Идея ее написания возникла у авторов в связи с обнаружением в бывшем «Архиве Политбюро» («Кремлевском архиве»), а в настоящее время Архиве Президента Российской Федерации тематической папки о политотделах МТС. В ней собраны рабочие материалы к заседаниям Политбюро ЦК ВКП(б), связанные с проблемами политотделов. Это наиболее важные документы на эту тему, позволяющие охарактеризовать историю их создания, механизм функционирования, взаимодействия с центральной властью и с региональным руководством, результаты деятельности по достижению поставленной перед политотделами цели «организационно-хозяйственного укрепления» колхозного строя. В большинстве своем они впервые вводятся в научный оборот в этой книге. В настоящее время эти документы переданы на хранение в Российский государственный архив новейшей истории (РГАНИ).
В центре внимания книги – деятельность политотделов МТС. Авторы останавливаются на важнейшем ее направлении – участии политотделов в основных хозяйственных кампаниях 1933 и 1934 гг. Также они рассматривают вопрос о взаимодействии политотделов МТС с региональной властью и другими органами управления сельским хозяйством страны.

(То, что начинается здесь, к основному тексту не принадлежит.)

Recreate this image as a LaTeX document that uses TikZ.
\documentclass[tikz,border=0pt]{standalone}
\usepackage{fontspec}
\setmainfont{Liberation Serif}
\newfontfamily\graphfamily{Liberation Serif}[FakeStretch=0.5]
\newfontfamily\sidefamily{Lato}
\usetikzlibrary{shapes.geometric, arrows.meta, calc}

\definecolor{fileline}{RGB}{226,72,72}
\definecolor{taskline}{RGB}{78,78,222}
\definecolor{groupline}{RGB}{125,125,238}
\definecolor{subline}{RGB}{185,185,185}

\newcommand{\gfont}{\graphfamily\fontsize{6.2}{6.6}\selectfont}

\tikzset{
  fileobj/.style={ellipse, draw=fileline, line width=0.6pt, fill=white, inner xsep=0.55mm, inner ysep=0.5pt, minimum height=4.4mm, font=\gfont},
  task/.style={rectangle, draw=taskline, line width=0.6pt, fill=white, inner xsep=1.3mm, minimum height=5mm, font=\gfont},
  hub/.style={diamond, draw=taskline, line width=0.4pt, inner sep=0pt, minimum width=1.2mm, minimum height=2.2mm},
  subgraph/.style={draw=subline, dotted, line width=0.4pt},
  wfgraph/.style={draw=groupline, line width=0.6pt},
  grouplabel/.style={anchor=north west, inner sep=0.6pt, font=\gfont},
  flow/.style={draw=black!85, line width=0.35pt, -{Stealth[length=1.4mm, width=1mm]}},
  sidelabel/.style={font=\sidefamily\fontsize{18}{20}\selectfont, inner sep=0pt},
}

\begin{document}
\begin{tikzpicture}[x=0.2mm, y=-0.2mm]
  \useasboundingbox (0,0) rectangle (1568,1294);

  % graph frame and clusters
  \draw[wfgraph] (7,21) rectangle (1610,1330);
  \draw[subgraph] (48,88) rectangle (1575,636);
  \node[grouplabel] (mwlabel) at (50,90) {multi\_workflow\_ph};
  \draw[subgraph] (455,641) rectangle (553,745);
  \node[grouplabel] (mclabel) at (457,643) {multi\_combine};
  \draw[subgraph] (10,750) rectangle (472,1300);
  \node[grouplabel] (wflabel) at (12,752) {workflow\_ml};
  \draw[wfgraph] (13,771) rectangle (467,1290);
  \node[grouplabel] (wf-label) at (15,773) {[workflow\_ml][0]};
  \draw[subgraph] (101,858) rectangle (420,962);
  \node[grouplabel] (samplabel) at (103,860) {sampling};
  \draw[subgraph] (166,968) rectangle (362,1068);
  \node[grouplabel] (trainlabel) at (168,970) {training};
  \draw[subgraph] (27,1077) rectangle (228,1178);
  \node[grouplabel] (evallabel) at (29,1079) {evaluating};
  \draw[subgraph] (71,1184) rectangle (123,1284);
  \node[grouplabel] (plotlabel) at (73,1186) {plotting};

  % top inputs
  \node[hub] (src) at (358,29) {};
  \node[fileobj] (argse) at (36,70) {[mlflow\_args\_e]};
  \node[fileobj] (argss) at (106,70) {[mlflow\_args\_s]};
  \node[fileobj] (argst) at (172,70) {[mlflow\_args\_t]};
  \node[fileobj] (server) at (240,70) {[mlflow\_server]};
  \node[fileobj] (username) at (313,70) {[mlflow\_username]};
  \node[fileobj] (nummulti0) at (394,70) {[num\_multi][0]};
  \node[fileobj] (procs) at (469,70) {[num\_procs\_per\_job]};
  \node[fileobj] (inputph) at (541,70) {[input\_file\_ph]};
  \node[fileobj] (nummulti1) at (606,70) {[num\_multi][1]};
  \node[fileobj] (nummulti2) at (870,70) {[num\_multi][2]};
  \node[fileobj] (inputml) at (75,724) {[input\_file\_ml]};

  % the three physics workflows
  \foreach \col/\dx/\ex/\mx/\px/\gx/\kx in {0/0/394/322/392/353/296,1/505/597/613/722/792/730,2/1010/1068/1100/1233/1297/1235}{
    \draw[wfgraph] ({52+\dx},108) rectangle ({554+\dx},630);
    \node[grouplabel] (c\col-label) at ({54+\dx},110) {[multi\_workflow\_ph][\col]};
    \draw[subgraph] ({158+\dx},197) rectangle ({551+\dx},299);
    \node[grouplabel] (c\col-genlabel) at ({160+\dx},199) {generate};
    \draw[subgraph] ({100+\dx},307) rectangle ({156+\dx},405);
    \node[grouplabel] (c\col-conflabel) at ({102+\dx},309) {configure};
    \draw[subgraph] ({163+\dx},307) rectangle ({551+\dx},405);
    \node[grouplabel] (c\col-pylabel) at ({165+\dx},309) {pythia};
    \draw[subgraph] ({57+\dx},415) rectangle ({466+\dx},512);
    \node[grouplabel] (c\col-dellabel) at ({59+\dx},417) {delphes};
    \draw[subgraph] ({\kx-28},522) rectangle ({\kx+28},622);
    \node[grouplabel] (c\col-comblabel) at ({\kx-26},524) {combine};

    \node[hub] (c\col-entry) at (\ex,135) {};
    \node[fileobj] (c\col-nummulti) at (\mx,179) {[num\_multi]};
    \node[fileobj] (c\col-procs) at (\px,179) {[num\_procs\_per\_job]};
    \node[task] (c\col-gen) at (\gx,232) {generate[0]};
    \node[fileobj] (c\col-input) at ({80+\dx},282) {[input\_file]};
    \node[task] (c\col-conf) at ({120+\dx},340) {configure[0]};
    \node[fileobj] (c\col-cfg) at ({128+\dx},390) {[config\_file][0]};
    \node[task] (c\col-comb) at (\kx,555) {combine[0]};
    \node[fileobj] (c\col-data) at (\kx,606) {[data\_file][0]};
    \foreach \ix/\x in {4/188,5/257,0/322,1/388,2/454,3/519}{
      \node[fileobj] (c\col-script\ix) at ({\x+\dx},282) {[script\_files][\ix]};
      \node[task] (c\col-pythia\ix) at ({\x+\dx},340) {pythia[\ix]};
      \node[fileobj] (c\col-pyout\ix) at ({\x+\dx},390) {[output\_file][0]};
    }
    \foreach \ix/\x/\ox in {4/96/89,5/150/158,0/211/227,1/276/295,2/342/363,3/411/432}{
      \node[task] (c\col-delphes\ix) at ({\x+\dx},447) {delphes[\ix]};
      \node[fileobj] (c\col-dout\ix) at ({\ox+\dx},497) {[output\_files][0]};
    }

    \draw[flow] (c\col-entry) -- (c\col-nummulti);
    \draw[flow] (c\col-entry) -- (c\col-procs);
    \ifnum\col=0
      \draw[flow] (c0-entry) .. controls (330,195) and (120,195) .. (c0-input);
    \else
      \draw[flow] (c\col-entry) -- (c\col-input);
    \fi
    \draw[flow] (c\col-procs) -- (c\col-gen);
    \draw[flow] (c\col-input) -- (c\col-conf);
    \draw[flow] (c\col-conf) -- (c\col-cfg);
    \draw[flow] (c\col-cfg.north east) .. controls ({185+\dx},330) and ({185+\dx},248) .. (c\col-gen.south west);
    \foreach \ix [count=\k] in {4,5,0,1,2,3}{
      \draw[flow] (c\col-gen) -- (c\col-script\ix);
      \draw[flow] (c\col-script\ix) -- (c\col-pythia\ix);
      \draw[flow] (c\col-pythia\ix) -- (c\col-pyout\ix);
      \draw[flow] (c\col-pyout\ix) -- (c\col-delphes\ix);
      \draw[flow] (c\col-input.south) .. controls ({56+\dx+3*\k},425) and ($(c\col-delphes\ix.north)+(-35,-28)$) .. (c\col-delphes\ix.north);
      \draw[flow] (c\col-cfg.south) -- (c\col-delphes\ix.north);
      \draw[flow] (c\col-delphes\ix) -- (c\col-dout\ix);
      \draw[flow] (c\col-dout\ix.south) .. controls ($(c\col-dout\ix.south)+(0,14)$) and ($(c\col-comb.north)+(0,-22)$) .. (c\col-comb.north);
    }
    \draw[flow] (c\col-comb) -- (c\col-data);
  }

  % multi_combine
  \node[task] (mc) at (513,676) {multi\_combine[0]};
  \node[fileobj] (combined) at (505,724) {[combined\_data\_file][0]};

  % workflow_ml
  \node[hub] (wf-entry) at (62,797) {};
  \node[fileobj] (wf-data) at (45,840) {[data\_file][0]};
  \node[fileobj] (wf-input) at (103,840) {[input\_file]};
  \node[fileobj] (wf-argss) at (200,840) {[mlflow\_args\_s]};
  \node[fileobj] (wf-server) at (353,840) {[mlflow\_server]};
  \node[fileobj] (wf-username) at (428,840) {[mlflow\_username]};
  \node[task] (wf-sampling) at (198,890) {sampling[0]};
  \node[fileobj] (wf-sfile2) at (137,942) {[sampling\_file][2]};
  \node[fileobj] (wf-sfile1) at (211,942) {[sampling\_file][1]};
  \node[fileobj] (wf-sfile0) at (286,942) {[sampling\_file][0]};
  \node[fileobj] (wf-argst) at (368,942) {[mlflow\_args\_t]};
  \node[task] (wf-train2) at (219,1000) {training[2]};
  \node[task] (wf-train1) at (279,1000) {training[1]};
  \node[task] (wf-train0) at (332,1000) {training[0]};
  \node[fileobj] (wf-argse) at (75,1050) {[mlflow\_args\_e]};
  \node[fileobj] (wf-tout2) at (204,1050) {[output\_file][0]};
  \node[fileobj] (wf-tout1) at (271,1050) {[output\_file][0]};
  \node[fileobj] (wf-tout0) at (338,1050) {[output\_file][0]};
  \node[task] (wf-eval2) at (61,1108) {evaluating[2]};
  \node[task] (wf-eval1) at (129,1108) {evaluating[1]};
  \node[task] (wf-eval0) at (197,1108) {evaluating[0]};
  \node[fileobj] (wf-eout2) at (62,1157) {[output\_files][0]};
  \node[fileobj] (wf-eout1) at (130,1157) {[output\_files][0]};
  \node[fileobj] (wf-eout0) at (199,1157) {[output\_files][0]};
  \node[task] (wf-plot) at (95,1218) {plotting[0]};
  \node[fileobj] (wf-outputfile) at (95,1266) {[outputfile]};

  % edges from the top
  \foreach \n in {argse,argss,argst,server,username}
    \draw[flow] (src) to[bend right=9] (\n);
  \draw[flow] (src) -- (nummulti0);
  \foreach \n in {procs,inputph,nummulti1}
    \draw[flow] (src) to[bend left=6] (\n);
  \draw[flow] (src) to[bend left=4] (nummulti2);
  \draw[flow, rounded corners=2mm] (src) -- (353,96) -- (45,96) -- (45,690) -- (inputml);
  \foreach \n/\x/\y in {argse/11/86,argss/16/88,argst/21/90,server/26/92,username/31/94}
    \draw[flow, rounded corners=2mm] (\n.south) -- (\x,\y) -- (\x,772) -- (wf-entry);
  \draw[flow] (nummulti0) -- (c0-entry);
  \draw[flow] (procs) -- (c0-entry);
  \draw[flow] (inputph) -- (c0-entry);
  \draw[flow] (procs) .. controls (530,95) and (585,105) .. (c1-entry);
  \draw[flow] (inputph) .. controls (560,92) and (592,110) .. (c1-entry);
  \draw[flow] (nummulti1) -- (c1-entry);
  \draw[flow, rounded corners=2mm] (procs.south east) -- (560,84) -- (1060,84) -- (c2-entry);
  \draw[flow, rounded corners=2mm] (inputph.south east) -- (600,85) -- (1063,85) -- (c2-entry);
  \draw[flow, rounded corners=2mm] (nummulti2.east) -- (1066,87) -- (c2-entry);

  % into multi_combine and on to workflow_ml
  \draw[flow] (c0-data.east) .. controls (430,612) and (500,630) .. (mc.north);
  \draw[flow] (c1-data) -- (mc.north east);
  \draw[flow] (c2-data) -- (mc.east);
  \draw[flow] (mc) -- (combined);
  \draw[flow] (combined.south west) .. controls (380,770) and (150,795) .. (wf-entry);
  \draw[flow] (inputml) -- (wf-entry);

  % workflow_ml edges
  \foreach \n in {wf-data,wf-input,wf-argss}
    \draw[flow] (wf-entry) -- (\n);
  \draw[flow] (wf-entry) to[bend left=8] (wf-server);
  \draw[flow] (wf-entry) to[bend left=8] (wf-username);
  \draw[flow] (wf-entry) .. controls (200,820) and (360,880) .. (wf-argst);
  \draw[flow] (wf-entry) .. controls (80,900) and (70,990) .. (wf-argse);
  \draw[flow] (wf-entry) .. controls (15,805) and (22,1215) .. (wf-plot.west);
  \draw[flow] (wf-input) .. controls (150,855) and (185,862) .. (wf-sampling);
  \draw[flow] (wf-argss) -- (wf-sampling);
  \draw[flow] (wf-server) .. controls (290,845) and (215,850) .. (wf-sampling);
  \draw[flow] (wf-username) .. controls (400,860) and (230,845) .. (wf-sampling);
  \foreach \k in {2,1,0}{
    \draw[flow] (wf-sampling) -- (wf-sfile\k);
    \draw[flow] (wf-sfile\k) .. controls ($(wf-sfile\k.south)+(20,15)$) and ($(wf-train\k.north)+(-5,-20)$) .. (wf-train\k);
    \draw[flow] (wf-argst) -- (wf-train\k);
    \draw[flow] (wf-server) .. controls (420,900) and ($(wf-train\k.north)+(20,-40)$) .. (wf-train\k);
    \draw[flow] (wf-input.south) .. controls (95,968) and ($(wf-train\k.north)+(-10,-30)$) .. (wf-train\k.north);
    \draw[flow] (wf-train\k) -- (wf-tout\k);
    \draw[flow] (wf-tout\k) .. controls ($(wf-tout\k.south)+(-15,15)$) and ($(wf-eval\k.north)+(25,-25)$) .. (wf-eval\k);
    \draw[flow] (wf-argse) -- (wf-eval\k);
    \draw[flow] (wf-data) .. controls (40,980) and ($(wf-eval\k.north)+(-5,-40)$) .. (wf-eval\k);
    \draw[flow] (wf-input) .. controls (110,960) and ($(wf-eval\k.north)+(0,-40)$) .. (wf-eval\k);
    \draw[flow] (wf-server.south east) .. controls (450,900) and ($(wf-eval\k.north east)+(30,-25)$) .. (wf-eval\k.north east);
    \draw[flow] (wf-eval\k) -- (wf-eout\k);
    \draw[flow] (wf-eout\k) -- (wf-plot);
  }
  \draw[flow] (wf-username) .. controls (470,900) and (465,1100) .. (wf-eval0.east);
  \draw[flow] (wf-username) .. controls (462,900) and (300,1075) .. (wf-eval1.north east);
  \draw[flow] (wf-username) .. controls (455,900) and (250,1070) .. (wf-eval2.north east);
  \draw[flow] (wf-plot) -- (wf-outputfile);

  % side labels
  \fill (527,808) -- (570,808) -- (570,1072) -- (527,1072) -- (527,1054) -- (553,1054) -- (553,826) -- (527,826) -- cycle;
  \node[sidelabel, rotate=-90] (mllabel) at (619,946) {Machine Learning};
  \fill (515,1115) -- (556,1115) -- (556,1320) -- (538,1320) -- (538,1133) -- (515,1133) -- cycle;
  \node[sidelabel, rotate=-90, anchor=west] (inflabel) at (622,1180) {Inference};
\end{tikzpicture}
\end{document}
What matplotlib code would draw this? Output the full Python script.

Другие сюжеты, связанные с партийно-массовой и культурной работой политотделов МТС в колхозах, в настоящем исследовании не затрагиваются в силу их изученности в отечественной историографии.
Также из-за недостатка источниковой базы авторы лишь в общем контексте проблемы и фрагментарно освещают деятельность в рассматриваемый период политотделов совхозов и считают, что эта тема заслуживает отдельного изучения.
Источниками книги, наряду с тематической папкой о политотделах МТС из АП РФ, стали документы Центрального архива Федеральной службы безопасности Российской Федерации (ЦА ФСБ РФ), Российского государственного архива социально-политической истории (РГАСПИ), Российского государственного архива экономики (РГАЭ), Государственного архива Российской Федерации (ГАРФ), ряда региональных архивов. Также в ней использованы опубликованные источники, выявленные или изученные авторами в рамках международных проектов «Советская деревня глазами ВЧК-ОГПУ-НКВД», «Голод в СССР. 1929–1934 гг.» и др.
Структура монографии определена исходя из анализа изученных источников, новизны содержащейся в них информации по основным аспектам проблемы. Кроме того, предложенная структура дает возможность охарактеризовать основные направления деятельности политотделов МТС в советской деревне в 1933–1934 гг. и, таким образом, убедительнее обосновать ее концептуальные оценки авторам книги.
В целях более убедительной аргументации и наглядного представления специфики этой деятельности политотделов МТС авторы посчитали целесообразным как можно чаще «предоставлять слово документу», то есть использовать в книге значительные извлечения из текстов архивных документов, в том числе впервые вводимых в научный оборот.
Монография подготовлена в рамках научно-исследовательской программы Центра экономической истории Института российской истории РАН.